§ **Task prompt**
Repeat all the material exactly; pictures stay out of your copy.

§ **Data lines**

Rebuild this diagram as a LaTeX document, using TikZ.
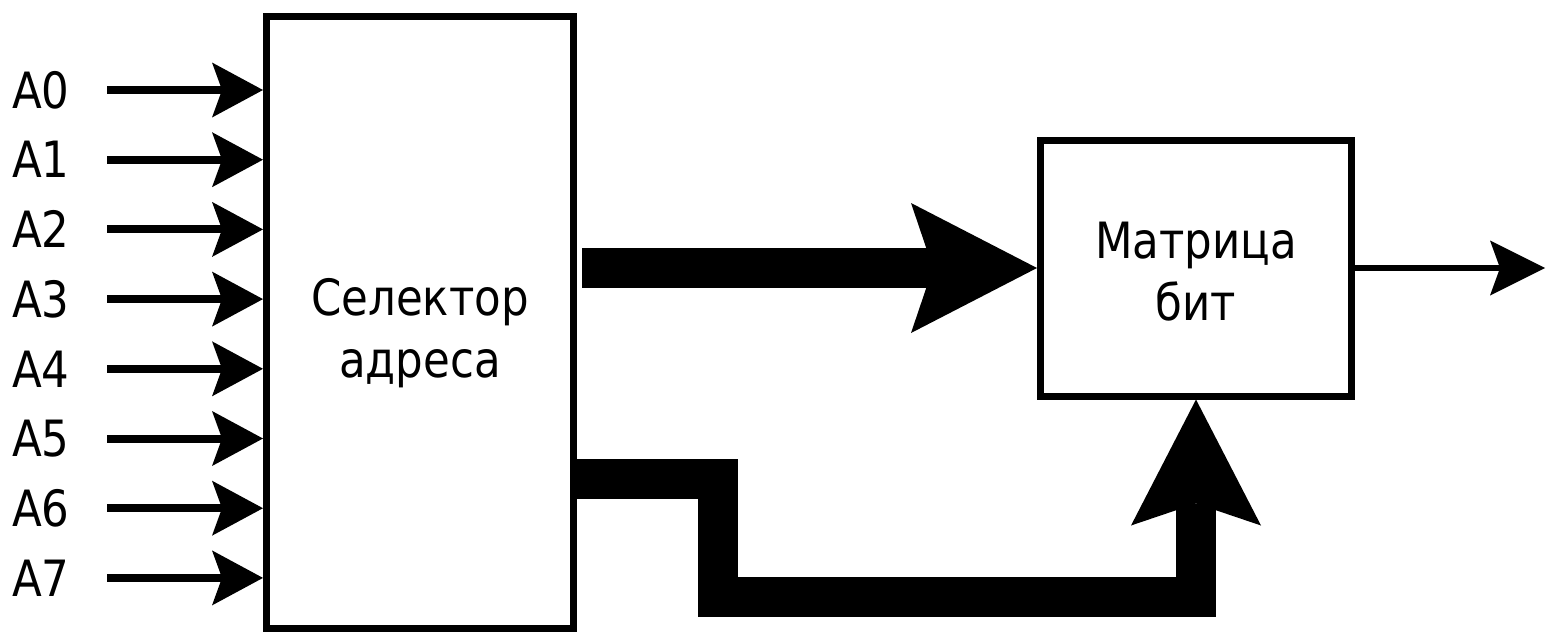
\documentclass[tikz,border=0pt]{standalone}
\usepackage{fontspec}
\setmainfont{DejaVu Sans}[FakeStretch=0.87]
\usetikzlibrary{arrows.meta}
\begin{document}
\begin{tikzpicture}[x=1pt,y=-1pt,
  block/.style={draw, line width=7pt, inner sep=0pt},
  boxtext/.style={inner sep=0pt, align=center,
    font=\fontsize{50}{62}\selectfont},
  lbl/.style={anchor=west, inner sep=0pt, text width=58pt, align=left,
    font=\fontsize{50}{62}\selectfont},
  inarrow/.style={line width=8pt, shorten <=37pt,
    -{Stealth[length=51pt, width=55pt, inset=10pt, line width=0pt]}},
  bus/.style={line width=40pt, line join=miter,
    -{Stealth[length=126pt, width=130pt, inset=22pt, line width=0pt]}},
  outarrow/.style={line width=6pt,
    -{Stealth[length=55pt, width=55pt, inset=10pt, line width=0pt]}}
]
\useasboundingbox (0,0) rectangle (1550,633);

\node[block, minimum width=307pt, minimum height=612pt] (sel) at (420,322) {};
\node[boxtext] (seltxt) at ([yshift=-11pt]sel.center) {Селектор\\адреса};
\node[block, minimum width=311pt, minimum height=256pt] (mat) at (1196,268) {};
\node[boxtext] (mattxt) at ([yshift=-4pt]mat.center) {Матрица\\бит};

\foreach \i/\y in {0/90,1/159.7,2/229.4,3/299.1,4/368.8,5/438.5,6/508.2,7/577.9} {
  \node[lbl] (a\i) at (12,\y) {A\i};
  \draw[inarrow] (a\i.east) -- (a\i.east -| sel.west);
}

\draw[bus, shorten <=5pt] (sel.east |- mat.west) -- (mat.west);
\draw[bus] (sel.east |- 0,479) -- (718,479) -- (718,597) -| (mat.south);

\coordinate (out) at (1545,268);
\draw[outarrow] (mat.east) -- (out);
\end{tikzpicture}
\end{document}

§ **Exercise output**
Rebuild this diagram as a LaTeX document, using TikZ.
\documentclass[tikz,border=0pt]{standalone}
\usepackage{fontspec}
\setmainfont{DejaVu Sans}[FakeStretch=0.87]
\usetikzlibrary{arrows.meta}
\begin{document}
\begin{tikzpicture}[x=1pt,y=-1pt,
  block/.style={draw, line width=7pt, inner sep=0pt},
  boxtext/.style={inner sep=0pt, align=center,
    font=\fontsize{50}{62}\selectfont},
  lbl/.style={anchor=west, inner sep=0pt, text width=58pt, align=left,
    font=\fontsize{50}{62}\selectfont},
  inarrow/.style={line width=8pt, shorten <=37pt,
    -{Stealth[length=51pt, width=55pt, inset=10pt, line width=0pt]}},
  bus/.style={line width=40pt, line join=miter,
    -{Stealth[length=126pt, width=130pt, inset=22pt, line width=0pt]}},
  outarrow/.style={line width=6pt,
    -{Stealth[length=55pt, width=55pt, inset=10pt, line width=0pt]}}
]
\useasboundingbox (0,0) rectangle (1550,633);

\node[block, minimum width=307pt, minimum height=612pt] (sel) at (420,322) {};
\node[boxtext] (seltxt) at ([yshift=-11pt]sel.center) {Селектор\\адреса};
\node[block, minimum width=311pt, minimum height=256pt] (mat) at (1196,268) {};
\node[boxtext] (mattxt) at ([yshift=-4pt]mat.center) {Матрица\\бит};

\foreach \i/\y in {0/90,1/159.7,2/229.4,3/299.1,4/368.8,5/438.5,6/508.2,7/577.9} {
  \node[lbl] (a\i) at (12,\y) {A\i};
  \draw[inarrow] (a\i.east) -- (a\i.east -| sel.west);
}

\draw[bus, shorten <=5pt] (sel.east |- mat.west) -- (mat.west);
\draw[bus] (sel.east |- 0,479) -- (718,479) -- (718,597) -| (mat.south);

\coordinate (out) at (1545,268);
\draw[outarrow] (mat.east) -- (out);
\end{tikzpicture}
\end{document}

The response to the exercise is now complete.